Trying to make changes in a plant that serves a large and changing network of buildings can result in multiple headaches. One mail order prescription company's attempt to provide more power to one of its locations led electrical contractors down a path with many twists. When Express Scripts, Maryland Heights, Mo., needed to increase power to an area being converted into a print center, the company contracted Bell Electrical Contractors, Maryland Heights, Mo., for the job.
“This project seemed pretty straightforward at first. It was just a situation where we needed to increase the service size,” says Tom Barker, a project manager with Bell. “It was a 480/277V 3-phase 4-wire service, 200A. We needed to increase it to 400A. We just needed to install a second panel, and it would be done in parallel.”
Barker and his crew needed to install the new panel 200 ft from the meter, and because the building housed other tenants, the conduit from the panel to the meter couldn't run through the building. Aesthetic concerns prevented Barker from attaching the conduit to the outside of the building. Barker finally decided to bury the conduit outside. He considered trenching, but this presented another problem: The concrete ramp of a delivery dock stretched nearly 40 ft from the building in the area between the panel and the meter. Trenching around it would mean saw-cutting concrete slabs. Directional boring seemed to be the last option. A hole bored beneath the ramp would provide a path through which the conduit could be pulled.
Barker called St. Louis-based Collins & Hermann, a subcontractor with a directional boring rig. Because of limited space, Barker decided to use Bore-Gard, a modified standard schedule 40 PVC “stick pipe” developed by Carlon of Cleveland. This UL-listed conduit, designed specifically for directional boring applications, would provide a fast joining method that wouldn't require glue.

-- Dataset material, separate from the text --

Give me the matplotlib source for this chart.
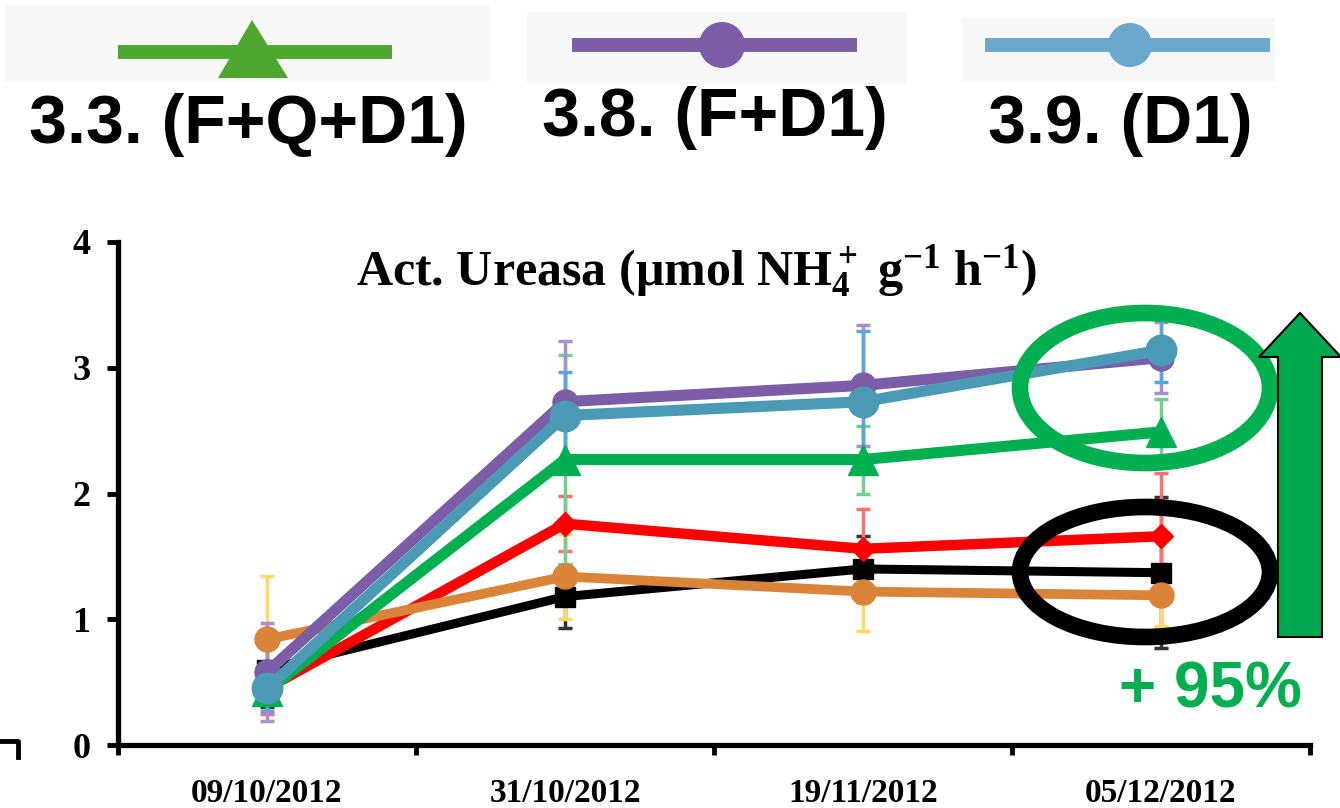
import matplotlib
matplotlib.use('Agg')
import matplotlib.pyplot as plt
from matplotlib import patches
from matplotlib.lines import Line2D

plt.rcParams['font.family'] = ['Liberation Serif', 'DejaVu Serif']
plt.rcParams['mathtext.fontset'] = 'custom'
plt.rcParams['mathtext.rm'] = 'Liberation Serif:bold'
plt.rcParams['mathtext.it'] = 'Liberation Serif:bold'
plt.rcParams['mathtext.bf'] = 'Liberation Serif:bold'

fechas = ['09/10/2012', '31/10/2012', '19/11/2012', '05/12/2012']

# medias (umol NH4+ g-1 h-1)
negro = [0.60, 1.18, 1.40, 1.37]
rojo = [0.45, 1.76, 1.56, 1.66]
naranja = [0.84, 1.34, 1.22, 1.19]
verde = [0.43, 2.27, 2.27, 2.49]
morado = [0.58, 2.73, 2.86, 3.08]
azul = [0.45, 2.62, 2.73, 3.14]

# desviaciones
err_negro = [0.30, 0.25, 0.26, 0.60]
err_rojo = [0.20, 0.22, 0.32, 0.50]
err_naranja = [0.50, 0.34, 0.31, 0.24]
err_verde = [0.10, 0.83, 0.27, 0.26]
err_morado = [0.39, 0.48, 0.48, 0.28]
err_azul = [0.18, 0.35, 0.56, 0.25]

etiquetas = ['3.3. (F+Q+D1)', '3.8. (F+D1)', '3.9. (D1)']

W, H = 1340, 808
fig = plt.figure(figsize=(W / 100, H / 100), dpi=100)
ax = fig.add_axes([118 / W, 1 - 745 / H, (1310 - 118) / W, (745 - 242) / H])

x = list(range(len(fechas)))
series = [
    (negro, err_negro, '#000000', '#333333', 's', 15, 6.5),
    (rojo, err_rojo, '#ff0000', '#ff7070', 'D', 12, 7.5),
    (naranja, err_naranja, '#d98438', '#ffd966', 'o', 18, 7.0),
    (verde, err_verde, '#00b050', '#6fd08f', '^', 21, 8.0),
    (morado, err_morado, '#7b5ea7', '#a98fd0', 'o', 18, 8.0),
    (azul, err_azul, '#4a9ab5', '#5aa5e0', 'o', 22, 8.0),
]
for i, (vals, errs, col, ecol, mk, ms, lw) in enumerate(series):
    ax.errorbar(x, vals, yerr=errs, fmt='none', ecolor=ecol, elinewidth=2.5,
                capsize=5, capthick=2.5, zorder=2 + i)
    ax.plot(x, vals, color=col, lw=lw, marker=mk, markersize=ms,
            markeredgecolor=col, zorder=10 + i)

ax.set_xlim(-0.5, 3.5)
ax.set_ylim(0, 4)
ax.set_yticks([0, 1, 2, 3, 4])
ax.set_xticks(x)
ax.set_xticklabels(fechas, fontsize=24, fontweight='bold')
ax.set_xticks([-0.5, 0.5, 1.5, 2.5, 3.5], minor=True)
ax.tick_params(axis='x', which='major', length=0, pad=24)
ax.tick_params(axis='x', which='minor', length=7, width=3.5, direction='out')
ax.tick_params(axis='y', length=8, width=3.5, direction='out', labelsize=26, pad=12)
for t in ax.get_yticklabels():
    t.set_fontweight('bold')
for s in ['top', 'right']:
    ax.spines[s].set_visible(False)
for s in ['left', 'bottom']:
    ax.spines[s].set_linewidth(3.8)
ax.text(0.485, 0.94, r'Act. Ureasa ($\mu$mol NH$_4^+$ g$^{-1}$ h$^{-1}$)',
        transform=ax.transAxes, fontsize=36, fontweight='bold',
        ha='center', va='center')

# capa de anotaciones en pixeles
ov = fig.add_axes([0, 0, 1, 1], zorder=5)
ov.set_xlim(0, W)
ov.set_ylim(H, 0)
ov.axis('off')

ov.add_patch(patches.Ellipse((1145, 388), 250, 150, fill=False, ec='#00b050', lw=12))
ov.add_patch(patches.Ellipse((1145, 572), 250, 130, fill=False, ec='#000000', lw=12))
ov.add_patch(patches.FancyArrow(1300, 637, 0, -324, width=44, head_width=82,
                                head_length=44, length_includes_head=True,
                                fc='#00a84f', ec='black', lw=1.5))
ov.text(1210, 690, '+ 95%', color='#00b050', fontsize=46, fontweight='bold',
        family='Liberation Sans', ha='center', va='center')

# marca suelta abajo a la izquierda
ov.add_line(Line2D([0, 18, 18], [741, 741, 757], color='black', lw=3.5))

# leyenda (imagen pegada arriba)
ov.add_patch(patches.Rectangle((5, 5), 485, 77, fc='#f8f8f8', ec='none'))
ov.add_patch(patches.Rectangle((527, 12), 380, 73, fc='#f8f8f8', ec='none'))
ov.add_patch(patches.Rectangle((962, 18), 313, 64, fc='#f8f8f8', ec='none'))
ov.add_line(Line2D([118, 392], [52, 52], color='#4ea72e', lw=10, solid_capstyle='butt'))
ov.add_patch(patches.Polygon([(218, 78), (252, 20), (288, 78)], fc='#4ea72e', ec='none'))
ov.add_line(Line2D([572, 857], [45, 45], color='#7b5ea7', lw=10, solid_capstyle='butt'))
ov.add_patch(patches.Circle((722, 45), 23, fc='#7b5ea7', ec='none'))
ov.add_line(Line2D([985, 1270], [45, 45], color='#6aa8cc', lw=10, solid_capstyle='butt'))
ov.add_patch(patches.Circle((1130, 45), 22, fc='#6aa8cc', ec='none'))
for cx, cy, lab in zip([248, 715, 1120], [125, 118, 125], etiquetas):
    ov.text(cx, cy, lab, fontsize=49, fontweight='bold', family='Liberation Sans',
            ha='center', va='center')

fig.savefig('out.png', dpi=100)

Collins & Hermann cut holes in the asphalt patching at the bore end and at the pull end. They bored the hole about 5 ft beneath the footings of the concrete ramp. Once the bore head entered the pit at the other end, workers switched the bore head for a 6½-in. backreamer, and the conduit was hooked with a pull head. Then, they pulled the conduit through the hole.
According to Glen Marstall, facilities manager for Express Scripts, the job was done well within the critical timeframe and cost less than the budgeted amount for the project. Shrewd responses to mounting complexities had saved the day.